Near-term weather forecasts remained supportive to crop development but longer-term forecasts indicate hot and dry weather to return to the U.S. Midwest which also added to the firm tonnee, an analyst said.
Drier than normal conditions are expected over the next 10 days in parts of the western U.S. Midwest, Cropcast Weather said in a note to clients.
Price direction on Wednesday will depend on overnight weather forecasts, the direction of soybeans and if there is additional short covering ahead of the USDA report on Thursday, a trader said.
On day session technical charts electronically traded December settled above its 10-day moving average for the first time since June 18.
In open auction trading, JP Morgan bought 1,300 December and Penson GHCO bought 600 December. Man Financial sold 1,800 December and 1,000 September.

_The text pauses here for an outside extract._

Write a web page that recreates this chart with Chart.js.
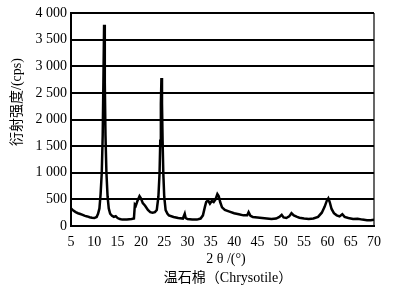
<!DOCTYPE html>
<html>
<head>
<meta charset="utf-8">
<script src="https://cdn.jsdelivr.net/npm/chart.js@4"></script>
<style>
  html, body { margin: 0; padding: 0; background: #fff; }
  #box { width: 404px; height: 293px; }
</style>
</head>
<body>
<div id="box"><canvas id="grafico"></canvas></div>
<script>
// 2θ (graus) e intensidade (cps)
var doisTheta = [
  5.0, 5.5, 6.0, 6.5, 7.0, 7.5, 8.0, 8.5, 9.0, 9.5, 10.0, 10.5, 10.8, 11.1, 11.35, 11.6, 11.8, 11.95,
  12.1, 12.25, 12.4, 12.6, 12.85, 13.1, 13.4, 13.8, 14.2, 14.6, 15.0, 15.5, 16.0, 16.5, 17.0, 17.5,
  18.0, 18.5, 18.7, 18.9, 19.3, 19.7, 20.0, 20.4, 20.9, 21.5, 22.0, 22.5, 23.0, 23.4, 23.75, 24.0,
  24.15, 24.28, 24.4, 24.52, 24.65, 24.8, 25.0, 25.3, 25.7, 26.0, 27.0, 28.0, 29.0, 29.4, 29.6, 30.0,
  31.0, 32.0, 32.8, 33.3, 33.7, 34.0, 34.4, 34.8, 35.2, 35.6, 36.0, 36.4, 36.7, 37.0, 37.4, 38.0,
  39.0, 40.0, 41.0, 42.0, 42.8, 43.1, 43.5, 44.0, 45.0, 46.0, 47.0, 48.0, 49.0, 49.7, 50.2, 50.6,
  51.2, 51.8, 52.3, 52.8, 53.5, 54.0, 55.0, 56.0, 57.0, 58.0, 58.8, 59.4, 59.9, 60.2, 60.5, 60.9,
  61.4, 62.0, 62.6, 63.2, 63.7, 64.5, 65.5, 66.5, 67.5, 68.5, 69.3, 70.0
];
var intensidade = [
  330, 290, 260, 240, 225, 210, 190, 180, 165, 155, 150, 170, 230, 330, 600, 1000, 1700, 2700,
  3780, 2700, 1700, 1000, 550, 330, 230, 190, 170, 185, 150, 130, 120, 120, 120, 125,
  130, 140, 400, 380, 480, 560, 520, 430, 380, 300, 260, 250, 260, 300, 550, 1000,
  1600, 2300, 2780, 2300, 1600, 1000, 550, 300, 230, 200, 170, 150, 140, 230, 150, 130,
  120, 120, 140, 200, 350, 450, 480, 420, 470, 450, 500, 600, 560, 450, 350, 300,
  270, 240, 220, 200, 200, 260, 190, 170, 160, 150, 140, 130, 140, 170, 210, 160,
  150, 180, 240, 200, 170, 155, 140, 130, 140, 170, 250, 360, 480, 520, 450, 320,
  240, 200, 180, 220, 170, 150, 130, 135, 120, 110, 110, 120
];
var ticksX = [5, 10, 15, 20, 25, 30, 35, 40, 45, 50, 55, 60, 65, 70];
var ticksY = [0, 500, 1000, 1500, 2000, 2500, 3000, 3500, 4000];

var tituloX = "2 θ /(°)";
var tituloY = "衍射强度/(cps)";
var legenda = "温石棉（Chrysotile）";

var pontos = [];
for (var i = 0; i < doisTheta.length; i++) {
  pontos.push({ x: doisTheta[i], y: intensidade[i] });
}

var fonteSerif = "'Liberation Serif', 'Noto Sans CJK SC', serif";

// moldura direita e textos dos eixos
var extras = {
  id: "extras",
  afterDraw: function (chart) {
    var ctx = chart.ctx;
    var area = chart.chartArea;
    ctx.save();
    ctx.strokeStyle = "#000";
    ctx.lineWidth = 1.2;
    ctx.beginPath();
    ctx.moveTo(area.right, area.top);
    ctx.lineTo(area.right, area.bottom);
    ctx.stroke();

    ctx.fillStyle = "#000";
    ctx.textAlign = "center";
    ctx.textBaseline = "middle";
    ctx.font = "14px " + fonteSerif;
    ctx.fillText(tituloX, 226, 259);
    ctx.fillText(legenda, 228, 278);

    ctx.translate(17, 102);
    ctx.rotate(-Math.PI / 2);
    ctx.fillText(tituloY, 0, 0);
    ctx.restore();
  },
};

const config = {
  type: "line",
  data: {
    datasets: [
      {
        data: pontos,
        borderColor: "#000",
        borderWidth: 2.5,
        pointRadius: 0,
        tension: 0,
        fill: false,
      },
    ],
  },
  options: {
    responsive: false,
    animation: false,
    layout: { padding: { top: 13, right: 30, left: 0, bottom: 0 } },
    plugins: {
      legend: { display: false },
      tooltip: { enabled: false },
    },
    scales: {
      x: {
        type: "linear",
        min: 5,
        max: 70,
        afterFit: function (scale) { scale.height = 67; },
        afterBuildTicks: function (scale) {
          scale.ticks = ticksX.map(function (v) { return { value: v }; });
        },
        grid: { display: false, drawTicks: false },
        border: { display: true, color: "#000", width: 2 },
        ticks: {
          color: "#000",
          padding: 8,
          maxRotation: 0,
          autoSkip: false,
          font: { family: fonteSerif, size: 14 },
        },
      },
      y: {
        min: 0,
        max: 4000,
        afterFit: function (scale) { scale.width = 71; },
        afterBuildTicks: function (scale) {
          scale.ticks = ticksY.map(function (v) { return { value: v }; });
        },
        grid: { color: "#000", lineWidth: 2, drawTicks: false },
        border: { display: true, color: "#000", width: 2 },
        ticks: {
          color: "#000",
          padding: 4,
          font: { family: fonteSerif, size: 14 },
          callback: function (v) {
            if (v >= 1000) {
              var s = String(v);
              return s.slice(0, s.length - 3) + " " + s.slice(s.length - 3);
            }
            return String(v);
          },
        },
      },
    },
  },
  plugins: [extras],
};

var canvas = document.getElementById("grafico");
canvas.width = 404;
canvas.height = 293;
let grafico = new Chart(canvas, config);
</script>
</body>
</html>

In options trading, JP Morgan sold 2,000 December US$4.10 calls and 1,000 December US$4.20 calls.
Oat futures settled moderately higher as fund buying in December helped lift prices higher, an analyst said. The funds were buyers and technically the market is looking positive as well, he said. Spot-month July oats jumped 10 1/4 cents to US$2.94 1/4 per bushel and December gained 5 1/2 cents to US$2.74.
Ethanol futures finished higher in light trade. August ethanol settled 5.1 cents to US$1.99 per gallon and October rose 5 cents to US$1.92.